If you’re wondering what prompted Anil Ambani to launch a high-decibel campaign against the government, it is because we’ve seen over the years that, if conducted well, such campaigns work. In the late 1990s, for instance, when the government accused Suzuki Motor Company of foul play in Maruti Udyog Limited, Suzuki ran an ad campaign exposing each one of these claims. Though it took years for Suzuki to get full control of Maruti, things started turning around after this as the government lost the moral high ground.
Ambani learnt this the hard way when, in 2002, he and elder brother Mukesh (in the pre-split days) muscled their way into the mobile phone market despite having just a fixed line licence. Thanks to unfair rules, Reliance’s CDMA-mobile phone had a huge advantage — anyone who called it had to pay money while when you called an Airtel phone, the Airtel customer paid for the incoming call. This made the Reliance phone cheaper by half — and since it hadn’t paid any licence fee, it was even cheaper. The cellular mobile industry retaliated by blocking calls to/from Reliance; an ad blitz followed asking a simple question: Why was the telecom regulator being unfair to 11 million cellular mobile users by making them pay for their incoming calls while these were free for Reliance customers? And why was Reliance not asked to pay licence fee while their phone companies had to — and passed this on to them.
Within a few months, the regulator introduced Calling Party Pays which made incoming calls free for the cellular mobile users as well and Reliance was forced to pay a licence fee plus a penalty. Cellular tariffs crashed and the market boomed. As a result, Anil’s group which now owns the telephony part of the business has moved to cellular mobile. Almost to the day, you can trace the change in fortunes to that well-orchestrated ad campaign (as in the Ambani case, there was also a highly-paid legal campaign that ran in tandem) that, in its wake, also saw Telecom Minister Pramod Mahajan lose his job for blatantly favouring Reliance.
It’s hardly surprising then, that Anil is using similar tactics now. There are differences/similarities between the campaigns. The cellular one was done after the Supreme Court had ruled asking the telecom tribunal to re-look at the matter keeping in mind the specific allegations of unfair treatment; the Ambani blitz comes before the Supreme Court has heard the matter. Both targeted the government through proxies — cellular firms trained their guns on the telecom regulator and Ambani is focusing on Petroleum Minister Murli Deora.

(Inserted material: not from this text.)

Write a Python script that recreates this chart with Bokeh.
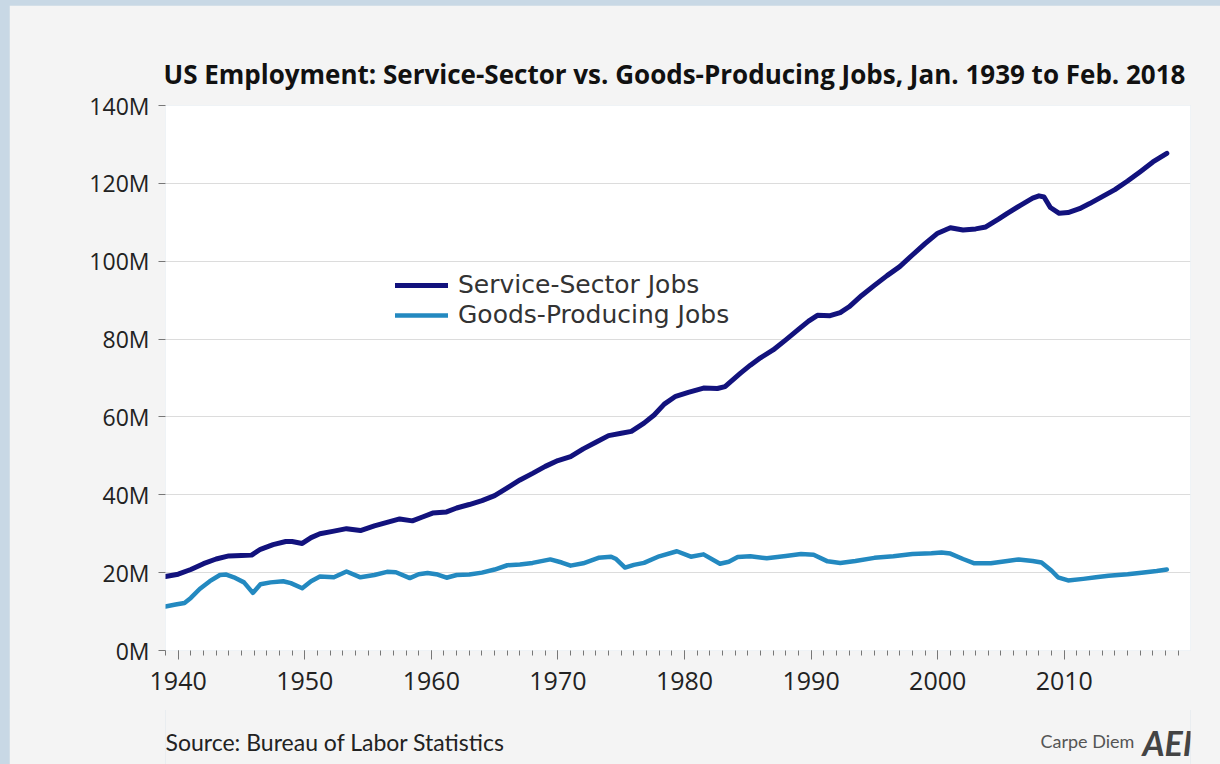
from bokeh.plotting import figure
from bokeh.models import (Legend, LegendItem, SingleIntervalTicker, Title, Label,
                          FixedTicker, PrintfTickFormatter, Range1d)
from bokeh.layouts import column
from bokeh.embed import file_html
from bokeh.resources import INLINE

# ---------------- data (millions of jobs) ----------------
service_years = [1939.0, 1940.0, 1941.0, 1942.0, 1943.0, 1944.0, 1945.0, 1945.8, 1946.5, 1947.5,
                 1948.5, 1949.0, 1949.8, 1950.5, 1951.2, 1952.2, 1953.3, 1954.4, 1955.5, 1956.5,
                 1957.5, 1958.5, 1959.3, 1960.1, 1961.2, 1962.0, 1963.0, 1964.0, 1965.0, 1966.0,
                 1967.0, 1968.0, 1969.0, 1970.0, 1971.0, 1972.0, 1973.0, 1974.0, 1975.0, 1975.8,
                 1976.8, 1977.6, 1978.4, 1979.3, 1980.3, 1981.5, 1982.6, 1983.2, 1984.4, 1985.2,
                 1986.0, 1987.0, 1988.0, 1989.0, 1989.8, 1990.5, 1991.5, 1992.3, 1993.0, 1994.0,
                 1995.0, 1996.0, 1997.0, 1998.0, 1999.0, 2000.0, 2001.0, 2002.0, 2003.0, 2003.8,
                 2004.8, 2005.5, 2006.5, 2007.5, 2008.0, 2008.4, 2008.9, 2009.6, 2010.3, 2011.2,
                 2012.0, 2013.0, 2014.0, 2015.0, 2016.0, 2017.0, 2018.1]
service_jobs = [19.0, 19.6, 20.8, 22.3, 23.5, 24.3, 24.4, 24.5, 26.0, 27.2,
                28.0, 28.0, 27.5, 29.0, 30.0, 30.6, 31.3, 30.8, 32.0, 32.9,
                33.8, 33.3, 34.3, 35.3, 35.6, 36.6, 37.5, 38.5, 39.8, 41.8,
                43.8, 45.5, 47.3, 48.8, 49.8, 51.8, 53.5, 55.2, 55.8, 56.3,
                58.4, 60.5, 63.3, 65.3, 66.3, 67.4, 67.3, 67.8, 71.2, 73.3,
                75.2, 77.2, 79.8, 82.5, 84.6, 86.1, 86.0, 86.8, 88.3, 91.2,
                93.8, 96.3, 98.6, 101.6, 104.5, 107.2, 108.6, 108.0, 108.3, 108.8,
                110.8, 112.3, 114.3, 116.2, 116.8, 116.5, 113.8, 112.3, 112.5, 113.5,
                114.8, 116.6, 118.4, 120.6, 123.0, 125.5, 127.7]

goods_years = [1939.0, 1939.8, 1940.5, 1941.0, 1941.7, 1942.5, 1943.3, 1943.8, 1944.4, 1945.2,
               1945.9, 1946.5, 1947.3, 1948.3, 1948.9, 1949.8, 1950.5, 1951.2, 1952.3, 1953.3,
               1954.4, 1955.5, 1956.5, 1957.2, 1958.3, 1959.0, 1959.7, 1960.5, 1961.2, 1962.0,
               1963.0, 1964.0, 1965.0, 1966.0, 1967.0, 1968.0, 1969.4, 1970.3, 1971.0, 1972.0,
               1973.2, 1974.2, 1974.6, 1975.3, 1976.0, 1976.8, 1978.0, 1979.4, 1980.5, 1981.5,
               1982.8, 1983.5, 1984.2, 1985.2, 1986.5, 1988.0, 1989.2, 1990.2, 1991.3, 1992.3,
               1993.5, 1995.0, 1996.5, 1998.0, 1999.5, 2000.3, 2001.0, 2002.0, 2002.9, 2004.2,
               2005.5, 2006.4, 2007.5, 2008.2, 2009.0, 2009.5, 2010.3, 2011.5, 2012.5, 2013.5,
               2015.0, 2016.1, 2017.3, 2018.1]
goods_jobs = [11.3, 11.8, 12.2, 13.5, 15.8, 17.8, 19.4, 19.5, 18.8, 17.5,
              14.8, 17.0, 17.5, 17.8, 17.3, 16.0, 17.8, 19.0, 18.8, 20.3,
              18.8, 19.4, 20.2, 20.1, 18.6, 19.6, 19.9, 19.5, 18.7, 19.4,
              19.5, 20.0, 20.8, 21.9, 22.1, 22.5, 23.4, 22.6, 21.8, 22.4,
              23.8, 24.1, 23.5, 21.3, 22.0, 22.5, 24.2, 25.5, 24.1, 24.7,
              22.3, 22.8, 24.0, 24.2, 23.7, 24.3, 24.8, 24.6, 22.9, 22.5,
              23.0, 23.8, 24.2, 24.8, 25.0, 25.2, 24.9, 23.5, 22.4, 22.4,
              23.0, 23.4, 23.0, 22.6, 20.5, 18.8, 18.0, 18.4, 18.8, 19.2,
              19.6, 20.0, 20.4, 20.8]

y_ticks = [0, 20, 40, 60, 80, 100, 120, 140]
series_names = ["Service-Sector Jobs", "Goods-Producing Jobs"]
title_text = "US Employment: Service-Sector vs. Goods-Producing Jobs, Jan. 1939 to Feb. 2018"
source_text = "Source: Bureau of Labor Statistics"
credit_text = "Carpe Diem"
logo_text = "AEI"

# ---------------- styling ----------------
SERVICE_COLOR = "#12127d"
GOODS_COLOR = "#2389c0"
PANEL_BG = "#f4f4f4"
OUTER_BG = "#c8d8e5"
TICK_FONT = "Open Sans"
TEXT_FONT = "Lato"
W = 1211

p = figure(width=W, height=705, output_backend="svg", toolbar_location=None,
           x_range=Range1d(1939, 2019.97), y_range=Range1d(0, 140),
           min_border_left=156, min_border_right=30, min_border_top=100, min_border_bottom=60,
           background_fill_color="white", border_fill_color=PANEL_BG, outline_line_color=None)
p.margin = (5, 0, 0, 9)

r1 = p.line(service_years, service_jobs, line_color=SERVICE_COLOR, line_width=5,
            line_join="round", line_cap="round")
r2 = p.line(goods_years, goods_jobs, line_color=GOODS_COLOR, line_width=4.5,
            line_join="round", line_cap="round")

# title
p.add_layout(Title(text=title_text, align="left", offset=-2, standoff=27,
                   text_font="Open Sans", text_font_style="bold", text_font_size="26px",
                   text_color="#111111"), "above")

# axes
p.xaxis.ticker = SingleIntervalTicker(interval=10, num_minor_ticks=10)
p.xaxis.axis_line_color = None
p.xaxis.major_tick_line_color = "#777777"
p.xaxis.minor_tick_line_color = "#777777"
p.xaxis.major_tick_in = 0
p.xaxis.major_tick_out = 9
p.xaxis.minor_tick_in = 0
p.xaxis.minor_tick_out = 5
p.xaxis.major_label_text_font = TICK_FONT
p.xaxis.major_label_text_font_size = "25px"
p.xaxis.major_label_text_color = "#222222"
p.xaxis.major_label_standoff = 12

p.yaxis.ticker = FixedTicker(ticks=y_ticks)
p.yaxis.formatter = PrintfTickFormatter(format="%dM")
p.yaxis.axis_line_color = None
p.yaxis.major_tick_line_color = "#777777"
p.yaxis.major_tick_in = 0
p.yaxis.major_tick_out = 7
p.yaxis.minor_tick_line_color = None
p.yaxis.major_label_text_font = TICK_FONT
p.yaxis.major_label_text_font_size = "23px"
p.yaxis.major_label_text_color = "#222222"
p.yaxis.major_label_standoff = 9

p.xgrid.grid_line_color = None
p.ygrid.ticker = FixedTicker(ticks=y_ticks[1:])
p.ygrid.grid_line_color = "#dcdcdc"

# legend: one legend box per row so the rows can sit close together
legend_style = dict(orientation="vertical", label_text_font="DejaVu Sans",
                    label_text_font_size="25px", label_text_color="#333333",
                    glyph_width=53, glyph_height=22, label_height=22, spacing=0,
                    padding=0, margin=0, label_standoff=10, border_line_color=None,
                    background_fill_alpha=0)
p.add_layout(Legend(items=[LegendItem(label=series_names[0], renderers=[r1])],
                    location=(230, 351), **legend_style), "center")
p.add_layout(Legend(items=[LegendItem(label=series_names[1], renderers=[r2])],
                    location=(230, 321), **legend_style), "center")

# footer strip (source and credit texts); its frame is aligned with the main frame
f = figure(width=W, height=55, output_backend="svg", toolbar_location=None,
           x_range=Range1d(0, 1), y_range=Range1d(0, 1),
           min_border=0, min_border_left=0, min_border_right=0,
           min_border_top=0, min_border_bottom=0,
           background_fill_color=PANEL_BG, border_fill_color=PANEL_BG,
           outline_line_color=None)
f.margin = (-1, 0, 0, 9)
f.axis.visible = False
f.grid.visible = False
f.add_layout(Label(x=0, y=23, x_units="screen", y_units="screen", text=source_text,
                   text_font=TEXT_FONT, text_font_size="23px", text_color="#222222",
                   text_baseline="alphabetic"))
f.add_layout(Label(x=875, y=24, x_units="screen", y_units="screen", text=credit_text,
                   text_font=TEXT_FONT, text_font_size="18px", text_color="#555555",
                   text_baseline="alphabetic"))
f.add_layout(Label(x=977, y=22, x_units="screen", y_units="screen", text=logo_text,
                   text_font=TEXT_FONT, text_font_style="bold italic", text_font_size="34px",
                   text_color="#444444", text_baseline="alphabetic"))

layout = column(p, f, styles={"background-color": OUTER_BG}, margin=0, spacing=0)

open("out.html", "w").write(file_html(layout, INLINE))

It’s difficult to tell if the Ambani campaign has caught the popular imagination but, while talking of the national interest, the ads focus too much on brother Mukesh’s Reliance Industries Limited’s (RIL) profits and consequent losses to the government. For someone who is following the fight, this makes sense, but does it to others? The cellular industry, by way of example, has carried out a campaign (not through ads in newspapers) talking of a Rs 50,000 crore loss Telecom Minister A Raja has caused the exchequer (that’s much more than what Anil claims the petroleum ministry is helping RIL skim off), but I haven’t seen any citizen protest.
The Ambani campaign does say the government’s largesse will hike power and fertiliser costs but not in the kind of detail you’d have liked. If RIL supplied the 40 mmscmd of gas both Anil and NTPC are in court for, this would be enough to supply electricity to 10-15 million families. An ad talking only of how the government was raising the electricity bill of 10-15 million families by 50 per cent would surely be more evocative? Right now, public perception is that the real fight is about which Ambani should pocket the money. The ads have done nothing to dispel this, though Anil Ambani officials privately claim they won’t pocket the money since the cheaper gas will lower power prices for everyone. It would help if this was stated upfront as a commitment.
For now though, with the government making noises about protecting NTPC’s interests — something it hasn’t done for the last five years — the campaign’s impact is visible. This and the fact that the government has given some kind of a reply to the charges against it are a welcome move towards transparency. If the government realises its actions — and not just in this case — are increasingly going to be exposed publicly, the ad campaign will have served its purpose. Irrespective of what the Supreme Court decides.